To be done: Skip pictures in the listing below; copy exactly the lines from the one with "Output the web" through the one with "const yName = 'Número de casos';", inclusive.

Supplied data:
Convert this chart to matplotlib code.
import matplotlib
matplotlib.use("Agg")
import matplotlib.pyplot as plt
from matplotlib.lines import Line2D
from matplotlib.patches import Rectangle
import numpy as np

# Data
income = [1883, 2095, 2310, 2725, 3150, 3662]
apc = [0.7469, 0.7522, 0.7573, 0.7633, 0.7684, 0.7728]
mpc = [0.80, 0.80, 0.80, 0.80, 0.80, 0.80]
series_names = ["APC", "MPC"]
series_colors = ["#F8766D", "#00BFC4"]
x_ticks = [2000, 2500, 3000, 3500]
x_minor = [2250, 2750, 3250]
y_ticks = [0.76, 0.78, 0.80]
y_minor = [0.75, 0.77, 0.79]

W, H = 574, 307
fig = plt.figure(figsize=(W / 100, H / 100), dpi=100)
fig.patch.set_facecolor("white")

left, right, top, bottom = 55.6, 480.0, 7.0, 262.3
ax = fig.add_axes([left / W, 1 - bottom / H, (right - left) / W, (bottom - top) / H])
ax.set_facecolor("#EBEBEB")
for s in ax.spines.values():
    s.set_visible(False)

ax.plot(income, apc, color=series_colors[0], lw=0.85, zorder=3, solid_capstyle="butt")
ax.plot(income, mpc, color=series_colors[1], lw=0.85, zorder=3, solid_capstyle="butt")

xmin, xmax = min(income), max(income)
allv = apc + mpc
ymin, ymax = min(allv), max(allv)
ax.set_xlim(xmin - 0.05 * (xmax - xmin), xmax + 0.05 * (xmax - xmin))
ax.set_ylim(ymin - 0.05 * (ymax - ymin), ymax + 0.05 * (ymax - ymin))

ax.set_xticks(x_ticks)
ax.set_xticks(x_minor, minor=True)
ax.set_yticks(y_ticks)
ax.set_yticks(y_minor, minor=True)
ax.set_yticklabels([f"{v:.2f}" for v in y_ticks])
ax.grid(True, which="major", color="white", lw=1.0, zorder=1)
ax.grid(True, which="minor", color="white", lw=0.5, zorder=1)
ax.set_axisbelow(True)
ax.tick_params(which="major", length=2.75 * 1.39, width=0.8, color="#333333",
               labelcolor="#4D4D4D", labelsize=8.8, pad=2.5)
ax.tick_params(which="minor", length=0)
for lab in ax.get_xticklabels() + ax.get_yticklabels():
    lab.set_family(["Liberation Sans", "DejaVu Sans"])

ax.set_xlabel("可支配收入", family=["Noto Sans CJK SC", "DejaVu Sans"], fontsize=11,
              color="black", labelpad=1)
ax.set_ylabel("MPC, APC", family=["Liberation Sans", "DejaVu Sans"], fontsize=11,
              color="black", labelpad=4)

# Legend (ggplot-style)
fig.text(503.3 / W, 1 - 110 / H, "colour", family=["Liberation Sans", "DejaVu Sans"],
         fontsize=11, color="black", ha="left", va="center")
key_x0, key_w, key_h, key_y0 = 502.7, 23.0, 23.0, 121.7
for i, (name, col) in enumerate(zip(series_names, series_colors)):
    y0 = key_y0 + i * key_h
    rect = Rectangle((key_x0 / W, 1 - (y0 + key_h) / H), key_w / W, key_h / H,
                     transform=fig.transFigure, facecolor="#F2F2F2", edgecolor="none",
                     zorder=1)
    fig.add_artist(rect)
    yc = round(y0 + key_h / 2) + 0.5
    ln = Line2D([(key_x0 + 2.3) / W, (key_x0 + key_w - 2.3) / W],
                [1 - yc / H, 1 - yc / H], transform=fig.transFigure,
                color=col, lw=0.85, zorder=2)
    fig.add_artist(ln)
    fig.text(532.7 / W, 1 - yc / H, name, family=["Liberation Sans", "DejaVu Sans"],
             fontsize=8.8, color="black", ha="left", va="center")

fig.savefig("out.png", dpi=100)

==

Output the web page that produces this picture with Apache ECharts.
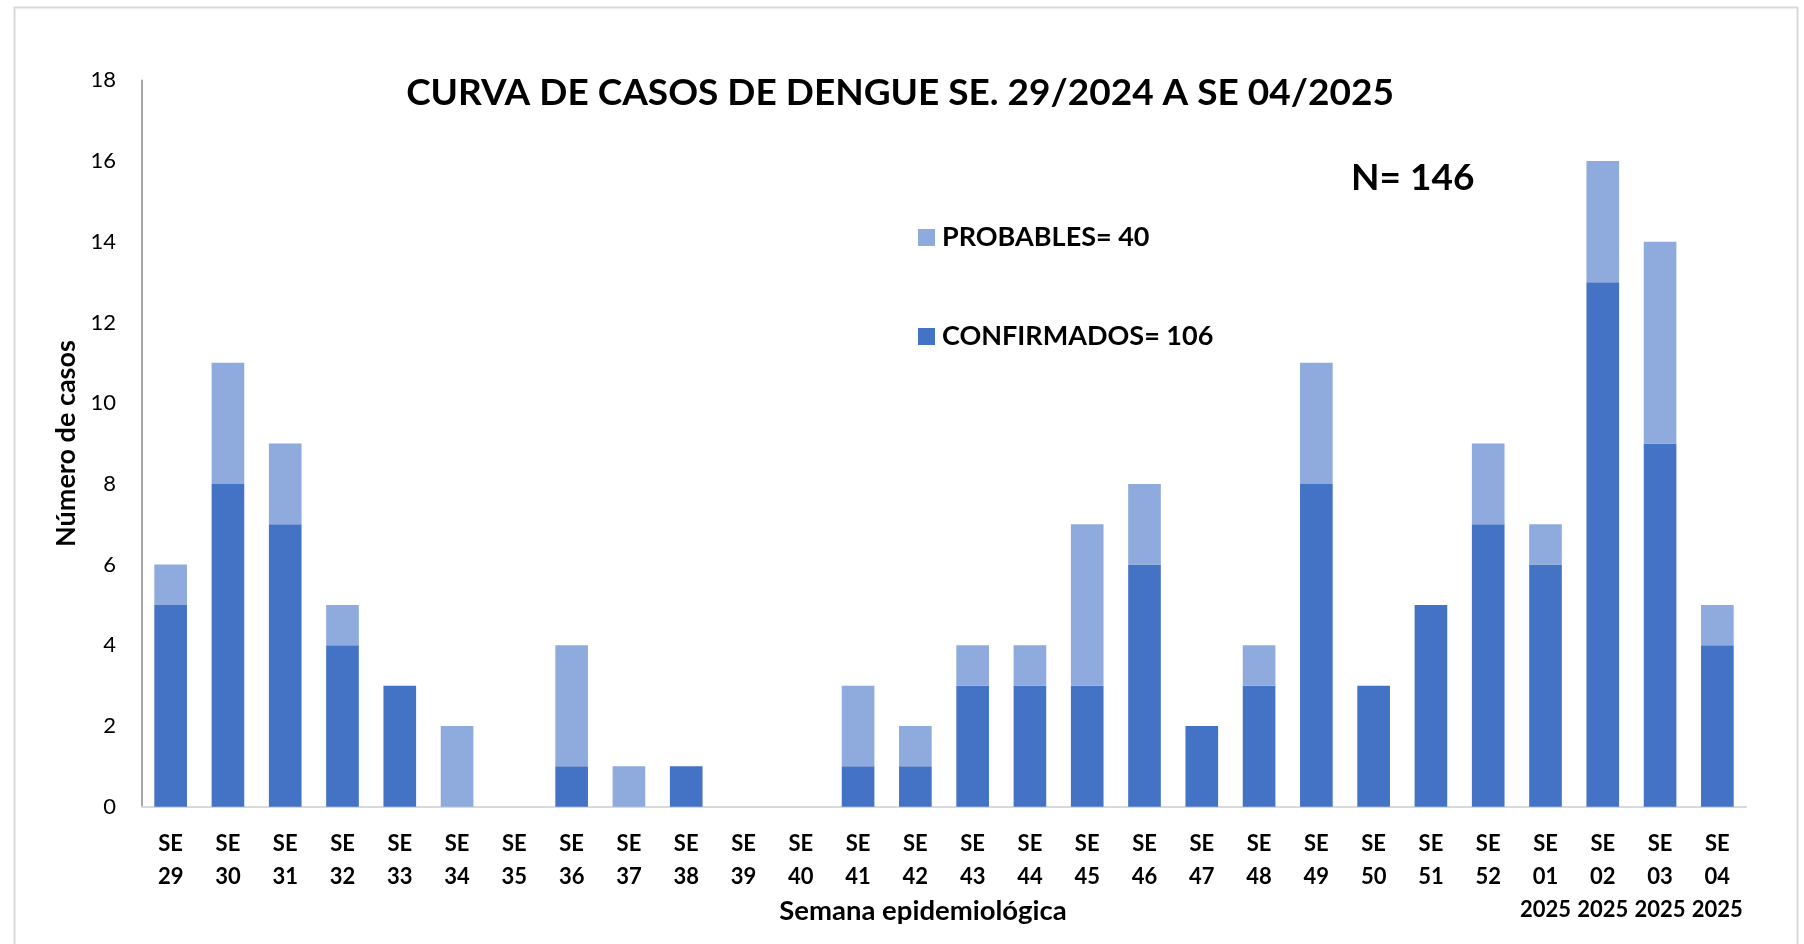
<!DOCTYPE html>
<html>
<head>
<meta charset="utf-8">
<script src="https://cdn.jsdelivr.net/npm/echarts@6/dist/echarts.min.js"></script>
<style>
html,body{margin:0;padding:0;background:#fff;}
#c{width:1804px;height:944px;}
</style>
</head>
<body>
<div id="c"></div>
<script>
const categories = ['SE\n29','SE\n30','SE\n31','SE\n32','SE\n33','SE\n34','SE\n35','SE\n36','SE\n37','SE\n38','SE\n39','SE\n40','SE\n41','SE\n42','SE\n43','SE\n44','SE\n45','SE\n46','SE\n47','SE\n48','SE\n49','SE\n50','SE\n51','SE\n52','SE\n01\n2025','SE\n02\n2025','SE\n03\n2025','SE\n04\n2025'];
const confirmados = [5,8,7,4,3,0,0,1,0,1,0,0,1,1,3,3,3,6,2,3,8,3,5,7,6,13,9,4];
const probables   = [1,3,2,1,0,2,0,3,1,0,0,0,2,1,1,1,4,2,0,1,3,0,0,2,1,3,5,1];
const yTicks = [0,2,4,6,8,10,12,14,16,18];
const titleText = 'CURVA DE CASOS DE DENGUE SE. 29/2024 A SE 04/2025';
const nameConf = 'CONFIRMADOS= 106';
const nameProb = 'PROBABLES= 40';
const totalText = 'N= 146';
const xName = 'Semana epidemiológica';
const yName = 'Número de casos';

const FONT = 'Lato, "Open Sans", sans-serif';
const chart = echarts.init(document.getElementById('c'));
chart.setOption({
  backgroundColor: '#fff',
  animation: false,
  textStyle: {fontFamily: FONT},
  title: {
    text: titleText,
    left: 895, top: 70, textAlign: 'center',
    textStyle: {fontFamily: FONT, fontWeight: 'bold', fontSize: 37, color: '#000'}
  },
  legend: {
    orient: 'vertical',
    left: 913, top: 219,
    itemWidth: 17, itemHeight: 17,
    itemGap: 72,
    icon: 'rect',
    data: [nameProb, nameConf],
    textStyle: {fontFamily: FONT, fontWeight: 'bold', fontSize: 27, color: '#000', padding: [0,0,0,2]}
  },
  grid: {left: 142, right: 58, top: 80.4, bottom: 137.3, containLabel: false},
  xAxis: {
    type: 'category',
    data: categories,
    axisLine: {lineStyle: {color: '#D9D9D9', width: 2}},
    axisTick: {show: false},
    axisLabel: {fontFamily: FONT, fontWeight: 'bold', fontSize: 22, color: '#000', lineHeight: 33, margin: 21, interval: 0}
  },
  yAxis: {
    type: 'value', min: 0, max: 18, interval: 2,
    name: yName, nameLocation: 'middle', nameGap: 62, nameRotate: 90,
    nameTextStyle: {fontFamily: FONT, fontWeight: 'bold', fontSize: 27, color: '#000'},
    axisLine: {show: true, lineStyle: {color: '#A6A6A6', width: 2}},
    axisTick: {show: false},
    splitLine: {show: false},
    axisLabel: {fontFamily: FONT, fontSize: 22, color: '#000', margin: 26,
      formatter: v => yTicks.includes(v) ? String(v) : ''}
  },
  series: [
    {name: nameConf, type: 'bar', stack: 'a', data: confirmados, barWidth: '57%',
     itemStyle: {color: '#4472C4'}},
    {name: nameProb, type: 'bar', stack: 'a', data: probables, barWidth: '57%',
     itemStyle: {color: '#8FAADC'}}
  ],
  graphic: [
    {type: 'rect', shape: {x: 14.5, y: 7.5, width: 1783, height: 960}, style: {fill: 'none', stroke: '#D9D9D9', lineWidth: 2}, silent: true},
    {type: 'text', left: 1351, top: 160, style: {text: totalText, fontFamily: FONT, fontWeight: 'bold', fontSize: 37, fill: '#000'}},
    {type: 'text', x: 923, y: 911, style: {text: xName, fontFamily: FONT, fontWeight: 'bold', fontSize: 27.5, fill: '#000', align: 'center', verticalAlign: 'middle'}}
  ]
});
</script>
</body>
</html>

* * *

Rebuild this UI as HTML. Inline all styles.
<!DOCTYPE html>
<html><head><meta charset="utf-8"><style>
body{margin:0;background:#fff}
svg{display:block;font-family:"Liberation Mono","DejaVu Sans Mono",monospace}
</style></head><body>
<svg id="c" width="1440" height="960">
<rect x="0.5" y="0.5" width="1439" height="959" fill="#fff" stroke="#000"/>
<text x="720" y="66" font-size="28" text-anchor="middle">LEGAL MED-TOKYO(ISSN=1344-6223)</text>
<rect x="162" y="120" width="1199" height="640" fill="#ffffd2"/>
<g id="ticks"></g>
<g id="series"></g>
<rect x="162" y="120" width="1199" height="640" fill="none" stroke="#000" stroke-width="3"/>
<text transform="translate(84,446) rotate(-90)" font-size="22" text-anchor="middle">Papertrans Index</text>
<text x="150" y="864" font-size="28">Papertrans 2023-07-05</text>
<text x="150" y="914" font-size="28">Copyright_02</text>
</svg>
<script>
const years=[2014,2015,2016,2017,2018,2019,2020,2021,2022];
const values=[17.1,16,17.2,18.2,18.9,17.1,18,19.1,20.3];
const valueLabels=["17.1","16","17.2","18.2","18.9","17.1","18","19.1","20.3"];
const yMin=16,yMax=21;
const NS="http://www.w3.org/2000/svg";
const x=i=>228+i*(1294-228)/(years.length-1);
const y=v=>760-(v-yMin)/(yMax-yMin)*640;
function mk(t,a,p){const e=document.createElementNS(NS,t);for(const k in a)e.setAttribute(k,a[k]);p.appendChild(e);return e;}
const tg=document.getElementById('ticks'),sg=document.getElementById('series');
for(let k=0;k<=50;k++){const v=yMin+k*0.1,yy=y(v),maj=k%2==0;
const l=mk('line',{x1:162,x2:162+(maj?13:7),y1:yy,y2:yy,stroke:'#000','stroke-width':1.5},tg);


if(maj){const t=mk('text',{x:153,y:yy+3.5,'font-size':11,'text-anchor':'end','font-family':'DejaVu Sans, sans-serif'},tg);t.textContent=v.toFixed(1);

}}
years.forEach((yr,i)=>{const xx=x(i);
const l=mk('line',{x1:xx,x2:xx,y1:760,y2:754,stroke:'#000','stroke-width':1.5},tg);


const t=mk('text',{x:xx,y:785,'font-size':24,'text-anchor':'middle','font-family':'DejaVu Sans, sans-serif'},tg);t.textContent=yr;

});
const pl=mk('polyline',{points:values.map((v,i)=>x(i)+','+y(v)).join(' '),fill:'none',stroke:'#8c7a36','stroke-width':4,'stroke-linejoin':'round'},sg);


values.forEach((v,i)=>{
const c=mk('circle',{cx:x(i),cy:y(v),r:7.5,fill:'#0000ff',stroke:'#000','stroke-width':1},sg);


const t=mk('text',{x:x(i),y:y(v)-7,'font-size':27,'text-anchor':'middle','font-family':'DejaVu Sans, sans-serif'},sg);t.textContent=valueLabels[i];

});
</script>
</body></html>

Problem solution:
Output the web page that produces this picture with Apache ECharts.
<!DOCTYPE html>
<html>
<head>
<meta charset="utf-8">
<script src="https://cdn.jsdelivr.net/npm/echarts@6/dist/echarts.min.js"></script>
<style>
html,body{margin:0;padding:0;background:#fff;}
#c{width:1804px;height:944px;}
</style>
</head>
<body>
<div id="c"></div>
<script>
const categories = ['SE\n29','SE\n30','SE\n31','SE\n32','SE\n33','SE\n34','SE\n35','SE\n36','SE\n37','SE\n38','SE\n39','SE\n40','SE\n41','SE\n42','SE\n43','SE\n44','SE\n45','SE\n46','SE\n47','SE\n48','SE\n49','SE\n50','SE\n51','SE\n52','SE\n01\n2025','SE\n02\n2025','SE\n03\n2025','SE\n04\n2025'];
const confirmados = [5,8,7,4,3,0,0,1,0,1,0,0,1,1,3,3,3,6,2,3,8,3,5,7,6,13,9,4];
const probables   = [1,3,2,1,0,2,0,3,1,0,0,0,2,1,1,1,4,2,0,1,3,0,0,2,1,3,5,1];
const yTicks = [0,2,4,6,8,10,12,14,16,18];
const titleText = 'CURVA DE CASOS DE DENGUE SE. 29/2024 A SE 04/2025';
const nameConf = 'CONFIRMADOS= 106';
const nameProb = 'PROBABLES= 40';
const totalText = 'N= 146';
const xName = 'Semana epidemiológica';
const yName = 'Número de casos';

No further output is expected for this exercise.